First Thanksgiving was actually in December

Published 12:00 am Saturday, November 23, 2013

The Thanksgiving holiday we celebrate every November began in 1863 with a proclamation by President Abraham Lincoln but it was not made into law until 1941.

The first American Thanksgiving was not in Massachusetts in 1620, but in 1619 at Berkeley Plantation on the James River. On Dec. 4, 1619, Captain John Woodlief, a former Jamestown colonist, came ashore with 37 new English settlers to develop the Berkeley Hundred, an 8,000-acre site named for its sponsor, Sir Richard Berkeley. Asking the settlers to kneel, Woodlief began reading Berkeley’s proclamation, “Wee ordaine that the day of our ships arrival at the place assigned for plantacon in the land of Virginia shall be yearly and perpetually kept holy as a day of thanksgiving to Almighty God.”

This, insist members of the Virginia First Thanksgiving Festival Inc., which reenacts the event every November at Berkeley Plantation, was the first Thanksgiving. No Indians and probably no food, although bacon, peas, cornmeal cakes and cinnamon water have been mentioned.

The irony here is that for 300 years nobody remembered, let alone celebrated, that first Thanksgiving. Then one day in 1931, the Berkeley Company documents surfaced in, of all places, in the New York Public Library, among them a record of the 1619 ceremony.

In 1958 a group of determined believers formed the Virginia First Thanksgiving Festival Inc., “to gain appropriate recognition for Virginia’s documented claim to the first official Thanksgiving in America.” And then in 1962 came a mea culpa from President John F. Kennedy via his special assistant, Arthur M. Schlesinger, Jr. “You are quite right,” he wrote, corroborating the Virginia Festival’s claim, “and I can only plead an unconquerable New England bias.”

We got to see Berkeley Plantation while on the Virginia garden tour this past April. It was very exciting to see where the first Thanksgiving took place and to wonder what they really ate. The Berkeley date is Dec. 4, 1619 (from the old calendar) and people from all parts of the state flock to the celebration. Tables are spread on the lawn, chairs are pushed near tall green boxwood, and a feast is prepared of turkey, ham, Virginia oysters, candied sweet potatoes and carrots and parsley potatoes. The dining room at Berkeley has a handsome sideboard filled with all kinds of desserts such as wine jelly, ambrosia, pecan pie, pumpkin pie and a pineapple garnished with strawberries, pineapple and melon balls on bamboo skewers.

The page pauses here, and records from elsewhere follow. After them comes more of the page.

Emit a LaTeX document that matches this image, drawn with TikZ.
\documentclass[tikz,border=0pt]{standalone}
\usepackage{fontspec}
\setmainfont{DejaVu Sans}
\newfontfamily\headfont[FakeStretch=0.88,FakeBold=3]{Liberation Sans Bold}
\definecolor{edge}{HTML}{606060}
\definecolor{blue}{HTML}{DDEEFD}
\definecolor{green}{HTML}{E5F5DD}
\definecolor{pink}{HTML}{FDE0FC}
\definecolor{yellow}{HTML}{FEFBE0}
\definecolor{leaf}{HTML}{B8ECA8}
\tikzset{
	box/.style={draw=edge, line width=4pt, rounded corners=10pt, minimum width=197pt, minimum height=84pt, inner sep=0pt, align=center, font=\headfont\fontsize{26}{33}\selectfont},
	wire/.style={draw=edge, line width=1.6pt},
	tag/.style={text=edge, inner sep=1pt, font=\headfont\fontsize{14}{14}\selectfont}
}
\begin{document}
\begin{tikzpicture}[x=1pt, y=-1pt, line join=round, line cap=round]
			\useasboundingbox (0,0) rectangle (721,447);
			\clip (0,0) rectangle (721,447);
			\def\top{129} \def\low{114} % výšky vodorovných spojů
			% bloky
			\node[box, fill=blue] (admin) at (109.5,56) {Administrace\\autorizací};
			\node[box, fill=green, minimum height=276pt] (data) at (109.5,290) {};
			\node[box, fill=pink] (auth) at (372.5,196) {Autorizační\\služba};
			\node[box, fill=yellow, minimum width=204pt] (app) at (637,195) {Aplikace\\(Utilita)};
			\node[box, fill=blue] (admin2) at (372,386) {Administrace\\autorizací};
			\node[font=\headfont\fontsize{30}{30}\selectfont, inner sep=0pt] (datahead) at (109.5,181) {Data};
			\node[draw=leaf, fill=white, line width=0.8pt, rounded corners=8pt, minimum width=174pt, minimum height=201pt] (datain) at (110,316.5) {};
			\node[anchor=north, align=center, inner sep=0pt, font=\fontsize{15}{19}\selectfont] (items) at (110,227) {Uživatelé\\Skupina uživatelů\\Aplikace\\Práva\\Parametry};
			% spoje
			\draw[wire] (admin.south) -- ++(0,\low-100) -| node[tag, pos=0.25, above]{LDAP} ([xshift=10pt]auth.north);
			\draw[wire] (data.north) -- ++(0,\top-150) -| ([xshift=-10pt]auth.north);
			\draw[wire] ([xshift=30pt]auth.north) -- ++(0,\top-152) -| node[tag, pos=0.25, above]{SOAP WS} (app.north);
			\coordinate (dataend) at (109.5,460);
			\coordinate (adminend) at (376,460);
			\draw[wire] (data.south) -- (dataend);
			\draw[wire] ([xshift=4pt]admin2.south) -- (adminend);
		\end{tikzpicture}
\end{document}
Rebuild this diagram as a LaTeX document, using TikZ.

In honor or Berkeley and my own Thanksgiving feast I prepared the recipe for pecan pie from The James River Plantations’ Cookbook, which I had purchased on my visit in April. I also researched the best pie dough I could find and think you will find the one I have here is just the best. Lots of butter, but really flaky.

Happy Thanksgiving to you, and I hope all of those pies turn out well!

From The James River Plantations’ Cookbook, ‘A Glimpse into the Homes and Kitchens of Old Virginia.’

BERKELEY PECAN PIE

3 eggs, slightly beaten

1 cup sugar

1 cup light corn syrup

Pinch Cinnamon

1/8 teaspoon salt

½-1 cup pecans pieces

1 teaspoon vanilla

9-inch unbaked pie shell

Mix the ingredients, adding the nuts last. Pour into pie shell. Bake at 450 degrees for 10 minutes. Reduce heat to 325 degrees and bake until filling is firm. (Old timers shook the pie slightly and when its center remained still, the pie was cooked.) Baking time is about 50 minutes. When done, the top will be firm and crusty with the pecans showing.

From the 2013 November issue of Saveur magazine, I found this great pie dough recipe. It makes enough for two crusts, and you can freeze it for a month. Believe me, it is delicious.

 

FLAKY BUTTER PIE DOUGH

For all types of pies including fruit, nut and custard pies.

2 ¼ cups flour

1 tbsp. sugar

1 tsp. salt

12 tbsp. unsalted butter, cubed and chilled

6 tbsp. ice-cold water

Whisk flour, sugar, and salt in a bowl. Using a dough blender, two forks, or your fingers, cut butter into flour mixture, forming pea-size crumbles. Add water, work dough until smooth but with visible flecks of butter. (Alternatively, pulse ingredients in a food processor.) Divide dough in half and flatten into disks. Wrap disks in plastic wrap; chill for an hour before using.

Remember, for a good dough, let it rest before rolling out. Use high fat content at least 83 percent butter for a flaky crust. I use Kerrygold unsalted butter from grass-fed cows but there are some other European brands that work well also. Butter your pan before putting the dough in to keep from sticking. To avoid soggy bottom crusts add about one tablespoon each of flour and sugar over the crust before filling.